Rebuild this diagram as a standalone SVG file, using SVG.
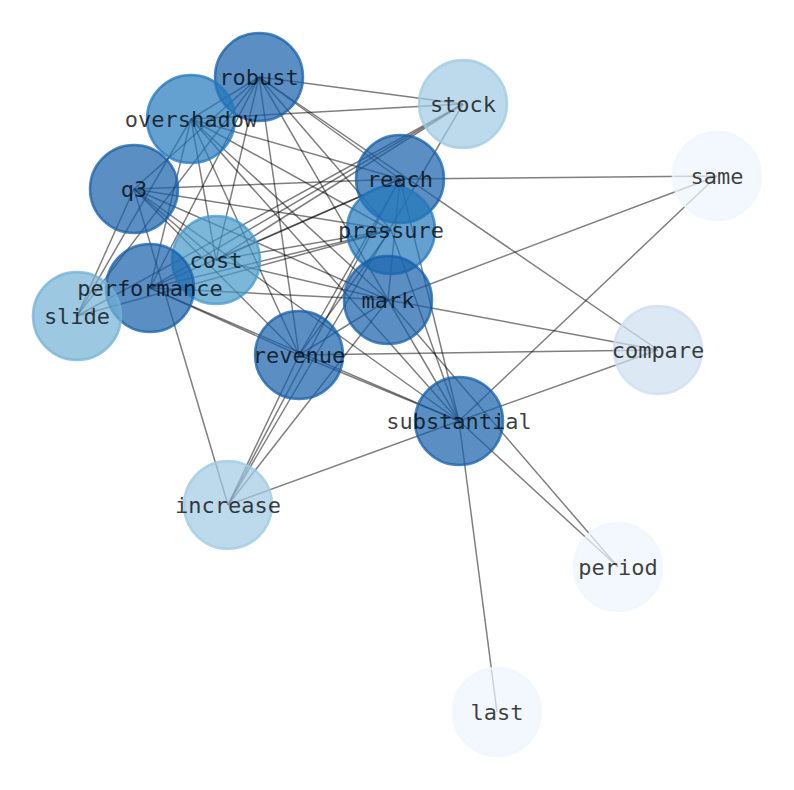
<svg xmlns="http://www.w3.org/2000/svg" width="794" height="790" viewBox="0 0 794 790">
<style>
.e{stroke:#000;stroke-opacity:0.5;stroke-width:1.5;fill:none}
.n{stroke-width:2.5;fill-opacity:0.7;stroke-opacity:0.75}
.t{font-family:"DejaVu Sans Mono","Liberation Mono",monospace;font-size:22px;fill:#000;fill-opacity:0.75;text-anchor:middle;dominant-baseline:central}
.d{fill:#155fa9;stroke:#155fa9}
.o{fill:#2277bc;stroke:#2277bc}
.c{fill:#4598ca;stroke:#4598ca}
.s{fill:#72b1d6;stroke:#72b1d6}
.k{fill:#9fcae2;stroke:#9fcae2}
.p{fill:#cddef0;stroke:#cddef0}
.w{fill:#eef5fd;stroke:#eef5fd}
</style>
<rect width="794" height="790" fill="#fff"/>
<g id="edges">
<line class="e" x1="259" y1="77" x2="463" y2="104"/>
<line class="e" x1="259" y1="77" x2="658" y2="350"/>
<line class="e" x1="259" y1="77" x2="400" y2="179"/>
<line class="e" x1="259" y1="77" x2="391" y2="230"/>
<line class="e" x1="259" y1="77" x2="388" y2="300"/>
<line class="e" x1="259" y1="77" x2="299" y2="355"/>
<line class="e" x1="259" y1="77" x2="216" y2="260"/>
<line class="e" x1="259" y1="77" x2="150" y2="288"/>
<line class="e" x1="259" y1="77" x2="77" y2="316"/>
<line class="e" x1="259" y1="77" x2="134" y2="189"/>
<line class="e" x1="259" y1="77" x2="191" y2="119"/>
<line class="e" x1="191" y1="119" x2="463" y2="104"/>
<line class="e" x1="191" y1="119" x2="400" y2="179"/>
<line class="e" x1="191" y1="119" x2="391" y2="230"/>
<line class="e" x1="191" y1="119" x2="388" y2="300"/>
<line class="e" x1="191" y1="119" x2="299" y2="355"/>
<line class="e" x1="191" y1="119" x2="216" y2="260"/>
<line class="e" x1="191" y1="119" x2="150" y2="288"/>
<line class="e" x1="191" y1="119" x2="77" y2="316"/>
<line class="e" x1="191" y1="119" x2="459" y2="421"/>
<line class="e" x1="134" y1="189" x2="400" y2="179"/>
<line class="e" x1="134" y1="189" x2="391" y2="230"/>
<line class="e" x1="134" y1="189" x2="388" y2="300"/>
<line class="e" x1="134" y1="189" x2="299" y2="355"/>
<line class="e" x1="134" y1="189" x2="459" y2="421"/>
<line class="e" x1="134" y1="189" x2="216" y2="260"/>
<line class="e" x1="134" y1="189" x2="228" y2="505"/>
<line class="e" x1="134" y1="189" x2="77" y2="316"/>
<line class="e" x1="463" y1="104" x2="228" y2="505"/>
<line class="e" x1="463" y1="104" x2="216" y2="260"/>
<line class="e" x1="463" y1="104" x2="150" y2="288"/>
<line class="e" x1="463" y1="104" x2="77" y2="316"/>
<line class="e" x1="400" y1="179" x2="717" y2="176"/>
<line class="e" x1="400" y1="179" x2="150" y2="288"/>
<line class="e" x1="400" y1="179" x2="216" y2="260"/>
<line class="e" x1="400" y1="179" x2="388" y2="300"/>
<line class="e" x1="400" y1="179" x2="459" y2="421"/>
<line class="e" x1="400" y1="179" x2="299" y2="355"/>
<line class="e" x1="400" y1="179" x2="228" y2="505"/>
<line class="e" x1="391" y1="230" x2="216" y2="260"/>
<line class="e" x1="391" y1="230" x2="150" y2="288"/>
<line class="e" x1="391" y1="230" x2="77" y2="316"/>
<line class="e" x1="391" y1="230" x2="459" y2="421"/>
<line class="e" x1="391" y1="230" x2="299" y2="355"/>
<line class="e" x1="216" y1="260" x2="388" y2="300"/>
<line class="e" x1="150" y1="288" x2="299" y2="355"/>
<line class="e" x1="150" y1="288" x2="459" y2="421"/>
<line class="e" x1="150" y1="288" x2="388" y2="300"/>
<line class="e" x1="388" y1="300" x2="717" y2="176"/>
<line class="e" x1="388" y1="300" x2="658" y2="350"/>
<line class="e" x1="388" y1="300" x2="618" y2="567"/>
<line class="e" x1="388" y1="300" x2="459" y2="421"/>
<line class="e" x1="388" y1="300" x2="228" y2="505"/>
<line class="e" x1="388" y1="300" x2="299" y2="355"/>
<line class="e" x1="299" y1="355" x2="658" y2="350"/>
<line class="e" x1="299" y1="355" x2="459" y2="421"/>
<line class="e" x1="299" y1="355" x2="228" y2="505"/>
<line class="e" x1="459" y1="421" x2="717" y2="176"/>
<line class="e" x1="459" y1="421" x2="658" y2="350"/>
<line class="e" x1="459" y1="421" x2="618" y2="567"/>
<line class="e" x1="459" y1="421" x2="497" y2="712"/>
<line class="e" x1="459" y1="421" x2="228" y2="505"/>
</g>
<g id="nodes">
<g id="node-robust"><circle class="n d" cx="259" cy="77" r="44"/></g>
<g id="node-overshadow"><circle class="n o" cx="191" cy="119" r="44"/></g>
<g id="node-q3"><circle class="n d" cx="134" cy="189" r="44"/></g>
<g id="node-stock"><circle class="n k" cx="463" cy="104" r="44"/></g>
<g id="node-reach"><circle class="n d" cx="400" cy="179" r="44"/></g>
<g id="node-pressure"><circle class="n o" cx="391" cy="230" r="44"/></g>
<g id="node-cost"><circle class="n c" cx="216" cy="260" r="44"/></g>
<g id="node-performance"><circle class="n d" cx="150" cy="288" r="44"/></g>
<g id="node-slide"><circle class="n s" cx="77" cy="316" r="44"/></g>
<g id="node-mark"><circle class="n d" cx="388" cy="300" r="44"/></g>
<g id="node-revenue"><circle class="n d" cx="299" cy="355" r="44"/></g>
<g id="node-compare"><circle class="n p" cx="658" cy="350" r="44"/></g>
<g id="node-same"><circle class="n w" cx="717" cy="176" r="44"/></g>
<g id="node-substantial"><circle class="n d" cx="459" cy="421" r="44"/></g>
<g id="node-increase"><circle class="n k" cx="228" cy="505" r="44"/></g>
<g id="node-period"><circle class="n w" cx="618" cy="567" r="44"/></g>
<g id="node-last"><circle class="n w" cx="497" cy="712" r="44"/></g>
</g>
<g id="labels">
<g id="label-robust"><text class="t" x="259" y="77">robust</text></g>
<g id="label-overshadow"><text class="t" x="191" y="119">overshadow</text></g>
<g id="label-q3"><text class="t" x="134" y="189">q3</text></g>
<g id="label-stock"><text class="t" x="463" y="104">stock</text></g>
<g id="label-reach"><text class="t" x="400" y="179">reach</text></g>
<g id="label-pressure"><text class="t" x="391" y="230">pressure</text></g>
<g id="label-cost"><text class="t" x="216" y="260">cost</text></g>
<g id="label-performance"><text class="t" x="150" y="288">performance</text></g>
<g id="label-slide"><text class="t" x="77" y="316">slide</text></g>
<g id="label-mark"><text class="t" x="388" y="300">mark</text></g>
<g id="label-revenue"><text class="t" x="299" y="355">revenue</text></g>
<g id="label-compare"><text class="t" x="658" y="350">compare</text></g>
<g id="label-same"><text class="t" x="717" y="176">same</text></g>
<g id="label-substantial"><text class="t" x="459" y="421">substantial</text></g>
<g id="label-increase"><text class="t" x="228" y="505">increase</text></g>
<g id="label-period"><text class="t" x="618" y="567">period</text></g>
<g id="label-last"><text class="t" x="497" y="712">last</text></g>
</g>
</svg>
※ ※ ※
> **WHAT THIS TASK INVOLVES**:
Print each line of the material above exactly, with the pictures removed from your copy.

> **REPLY**:
Rebuild this diagram as a standalone SVG file, using SVG.
<svg xmlns="http://www.w3.org/2000/svg" width="794" height="790" viewBox="0 0 794 790">
<style>
.e{stroke:#000;stroke-opacity:0.5;stroke-width:1.5;fill:none}
.n{stroke-width:2.5;fill-opacity:0.7;stroke-opacity:0.75}
.t{font-family:"DejaVu Sans Mono","Liberation Mono",monospace;font-size:22px;fill:#000;fill-opacity:0.75;text-anchor:middle;dominant-baseline:central}
.d{fill:#155fa9;stroke:#155fa9}
.o{fill:#2277bc;stroke:#2277bc}
.c{fill:#4598ca;stroke:#4598ca}
.s{fill:#72b1d6;stroke:#72b1d6}
.k{fill:#9fcae2;stroke:#9fcae2}
.p{fill:#cddef0;stroke:#cddef0}
.w{fill:#eef5fd;stroke:#eef5fd}
</style>
<rect width="794" height="790" fill="#fff"/>
<g id="edges">
<line class="e" x1="259" y1="77" x2="463" y2="104"/>
<line class="e" x1="259" y1="77" x2="658" y2="350"/>
<line class="e" x1="259" y1="77" x2="400" y2="179"/>
<line class="e" x1="259" y1="77" x2="391" y2="230"/>
<line class="e" x1="259" y1="77" x2="388" y2="300"/>
<line class="e" x1="259" y1="77" x2="299" y2="355"/>
<line class="e" x1="259" y1="77" x2="216" y2="260"/>
<line class="e" x1="259" y1="77" x2="150" y2="288"/>
<line class="e" x1="259" y1="77" x2="77" y2="316"/>
<line class="e" x1="259" y1="77" x2="134" y2="189"/>
<line class="e" x1="259" y1="77" x2="191" y2="119"/>
<line class="e" x1="191" y1="119" x2="463" y2="104"/>
<line class="e" x1="191" y1="119" x2="400" y2="179"/>
<line class="e" x1="191" y1="119" x2="391" y2="230"/>
<line class="e" x1="191" y1="119" x2="388" y2="300"/>
<line class="e" x1="191" y1="119" x2="299" y2="355"/>
<line class="e" x1="191" y1="119" x2="216" y2="260"/>
<line class="e" x1="191" y1="119" x2="150" y2="288"/>
<line class="e" x1="191" y1="119" x2="77" y2="316"/>
<line class="e" x1="191" y1="119" x2="459" y2="421"/>
<line class="e" x1="134" y1="189" x2="400" y2="179"/>
<line class="e" x1="134" y1="189" x2="391" y2="230"/>
<line class="e" x1="134" y1="189" x2="388" y2="300"/>
<line class="e" x1="134" y1="189" x2="299" y2="355"/>
<line class="e" x1="134" y1="189" x2="459" y2="421"/>
<line class="e" x1="134" y1="189" x2="216" y2="260"/>
<line class="e" x1="134" y1="189" x2="228" y2="505"/>
<line class="e" x1="134" y1="189" x2="77" y2="316"/>
<line class="e" x1="463" y1="104" x2="228" y2="505"/>
<line class="e" x1="463" y1="104" x2="216" y2="260"/>
<line class="e" x1="463" y1="104" x2="150" y2="288"/>
<line class="e" x1="463" y1="104" x2="77" y2="316"/>
<line class="e" x1="400" y1="179" x2="717" y2="176"/>
<line class="e" x1="400" y1="179" x2="150" y2="288"/>
<line class="e" x1="400" y1="179" x2="216" y2="260"/>
<line class="e" x1="400" y1="179" x2="388" y2="300"/>
<line class="e" x1="400" y1="179" x2="459" y2="421"/>
<line class="e" x1="400" y1="179" x2="299" y2="355"/>
<line class="e" x1="400" y1="179" x2="228" y2="505"/>
<line class="e" x1="391" y1="230" x2="216" y2="260"/>
<line class="e" x1="391" y1="230" x2="150" y2="288"/>
<line class="e" x1="391" y1="230" x2="77" y2="316"/>
<line class="e" x1="391" y1="230" x2="459" y2="421"/>
<line class="e" x1="391" y1="230" x2="299" y2="355"/>
<line class="e" x1="216" y1="260" x2="388" y2="300"/>
<line class="e" x1="150" y1="288" x2="299" y2="355"/>
<line class="e" x1="150" y1="288" x2="459" y2="421"/>
<line class="e" x1="150" y1="288" x2="388" y2="300"/>
<line class="e" x1="388" y1="300" x2="717" y2="176"/>
<line class="e" x1="388" y1="300" x2="658" y2="350"/>
<line class="e" x1="388" y1="300" x2="618" y2="567"/>
<line class="e" x1="388" y1="300" x2="459" y2="421"/>
<line class="e" x1="388" y1="300" x2="228" y2="505"/>
<line class="e" x1="388" y1="300" x2="299" y2="355"/>
<line class="e" x1="299" y1="355" x2="658" y2="350"/>
<line class="e" x1="299" y1="355" x2="459" y2="421"/>
<line class="e" x1="299" y1="355" x2="228" y2="505"/>
<line class="e" x1="459" y1="421" x2="717" y2="176"/>
<line class="e" x1="459" y1="421" x2="658" y2="350"/>
<line class="e" x1="459" y1="421" x2="618" y2="567"/>
<line class="e" x1="459" y1="421" x2="497" y2="712"/>
<line class="e" x1="459" y1="421" x2="228" y2="505"/>
</g>
<g id="nodes">
<g id="node-robust"><circle class="n d" cx="259" cy="77" r="44"/></g>
<g id="node-overshadow"><circle class="n o" cx="191" cy="119" r="44"/></g>
<g id="node-q3"><circle class="n d" cx="134" cy="189" r="44"/></g>
<g id="node-stock"><circle class="n k" cx="463" cy="104" r="44"/></g>
<g id="node-reach"><circle class="n d" cx="400" cy="179" r="44"/></g>
<g id="node-pressure"><circle class="n o" cx="391" cy="230" r="44"/></g>
<g id="node-cost"><circle class="n c" cx="216" cy="260" r="44"/></g>
<g id="node-performance"><circle class="n d" cx="150" cy="288" r="44"/></g>
<g id="node-slide"><circle class="n s" cx="77" cy="316" r="44"/></g>
<g id="node-mark"><circle class="n d" cx="388" cy="300" r="44"/></g>
<g id="node-revenue"><circle class="n d" cx="299" cy="355" r="44"/></g>
<g id="node-compare"><circle class="n p" cx="658" cy="350" r="44"/></g>
<g id="node-same"><circle class="n w" cx="717" cy="176" r="44"/></g>
<g id="node-substantial"><circle class="n d" cx="459" cy="421" r="44"/></g>
<g id="node-increase"><circle class="n k" cx="228" cy="505" r="44"/></g>
<g id="node-period"><circle class="n w" cx="618" cy="567" r="44"/></g>
<g id="node-last"><circle class="n w" cx="497" cy="712" r="44"/></g>
</g>
<g id="labels">
<g id="label-robust"><text class="t" x="259" y="77">robust</text></g>
<g id="label-overshadow"><text class="t" x="191" y="119">overshadow</text></g>
<g id="label-q3"><text class="t" x="134" y="189">q3</text></g>
<g id="label-stock"><text class="t" x="463" y="104">stock</text></g>
<g id="label-reach"><text class="t" x="400" y="179">reach</text></g>
<g id="label-pressure"><text class="t" x="391" y="230">pressure</text></g>
<g id="label-cost"><text class="t" x="216" y="260">cost</text></g>
<g id="label-performance"><text class="t" x="150" y="288">performance</text></g>
<g id="label-slide"><text class="t" x="77" y="316">slide</text></g>
<g id="label-mark"><text class="t" x="388" y="300">mark</text></g>
<g id="label-revenue"><text class="t" x="299" y="355">revenue</text></g>
<g id="label-compare"><text class="t" x="658" y="350">compare</text></g>
<g id="label-same"><text class="t" x="717" y="176">same</text></g>
<g id="label-substantial"><text class="t" x="459" y="421">substantial</text></g>
<g id="label-increase"><text class="t" x="228" y="505">increase</text></g>
<g id="label-period"><text class="t" x="618" y="567">period</text></g>
<g id="label-last"><text class="t" x="497" y="712">last</text></g>
</g>
</svg>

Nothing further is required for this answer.